On the left, we see the brother in the foreground, the surviving brother, clothed in garments that mimic his father, but with a white cloak slung over his shoulders. His clothing tells us that he will be the only survivor of this battle, and the cloak foreshadows his murder of Camilla, his sister.
David’s Oath of the Horatii and the French Revolution
Not long after this work was shown at the French Salon, David would become embroiled in the tumultuous politics of the French Revolution. As we’ve noted, The Oath of the Horatii created quite a stir at the Salon of 1785, and as revolutionary talk began to grow, this painting became a rallying point. The visual of a “good citizen” pledging his life and fortune to the republic, forsaking family and ease, for the good of the nation held a strong appeal.
We know that visual images can evoke strong emotional responses in both individuals and societies. Think of the image of the World Trade Center just after it was hit and the visceral response it evokes in Americans. That is the power of image, the power of art, and when carefully orchestrated, the power of propaganda.

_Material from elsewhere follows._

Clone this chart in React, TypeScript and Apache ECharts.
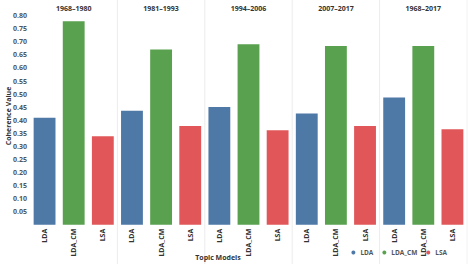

David would embrace creating propaganda and we will be looking at several of these works in the coming months, but the Oath of the Horatii was the first, perhaps unintentional, propaganda work of the French Revolution.
The original Oath of the Horatii is displayed in the David room at the Louvre in Paris, however it’s not the only copy we have of the work. A replica was ordered from David by the high-ranking courtier Comte De Vaudreuil. It is not quite identical to the original. You can tell it’s the second edition by the distaff with spun thread that is near the women’s feet.